A insatisfação nacional com a barbeiragem descomunal do governo federal no combate e prevenção à Covid-19 chega ao ápice com a previsível crise na campanha nacional de imunização. Não apenas pelo esvaziamento dos estoques, mas por todo o conjunto da obra que opera tal desastre.
Brasil, 17 de fevereiro de 2021. Até essa data, nas contas do coronavírus, o País trazia o luto por 242.090 mortos e abrigava 9,97 milhões de pessoas contaminadas, enquanto 8,9 milhões conseguiram se recuperar e 786,2 mil eram mantidos sob tratamento.
Mesmo que as mortes e contaminações não pudessem ser freadas totalmente desde abril do ano passado, quando teve início a calamidade, nesse período teria sido possível evitar o tamanho da tragédia. Contudo, faltou ao Brasil o comando seguro e humanista de uma liderança preparada, sensível, humilde e, sobretudo, sensata.

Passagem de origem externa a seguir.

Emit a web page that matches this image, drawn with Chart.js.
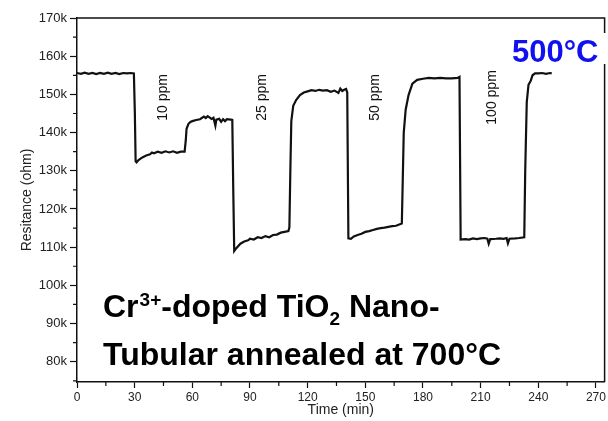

Foi a ausência de lucidez e de sensibilidade que fez o presidente da República passar ao largo da pandemia, reduzindo-a, com devaneios e sarcasmos, às dimensões estreitas de uma “gripezinha”. O governante da Nação não preparou nem preveniu os seus governados. Ao contrário: empenhou sua influência junto à imensa parcela de seguidores para instalar a narrativa negacionista e anticientífica de desconstrução da letalidade pandêmica.
O Planalto andou na contramão da crise. O presidente pisou na voz científica, achou solução em medicamentos sem eficácia comprovada e torrou bilhões de verba pública para adquiri-los. Enquanto isso, o restante do mundo andava no trilho firme e historicamente reconhecido da sensatez, da inteligência, agarrando-se à esperança que só a Ciência oferece como possibilidade humana.
Agora, com uma campanha de imunização mal organizada, povoada de falhas estruturais e desvios de toda ordem – inclusive de caráter, por alguns aproveitadores, a exemplo dos sangradores de verbas públicas e dos fura-filas -, o Brasil reclama a falta de vacinas suficientes. Não há doses sequer para completar a imunização dos grupos prioritários.
Cerca de 5,5 milhões de brasileiros foram vacinados. A segunda dose chegou para pouco mais de 350 mil pessoas. Para os especialistas, nesse ritmo vai demorar mais três anos para que toda a população seja imunizada. É muito tempo. São muitas vidas que não podem esperar.
As digitais do descaso presidencial estão coladas na crise. O general que chefia o Ministério da Saúde virou alvo até de governadores e prefeitos de todo o País, muitos da base de sustentação de Bolsonaro. Essas lideranças são vozes de 27 estados, do Distrito Federal e mais de 5.500 municípios. Cobram aquilo que faltou na pandemia e parece não ter existido em nenhum dia desta gestão: responsabilidade.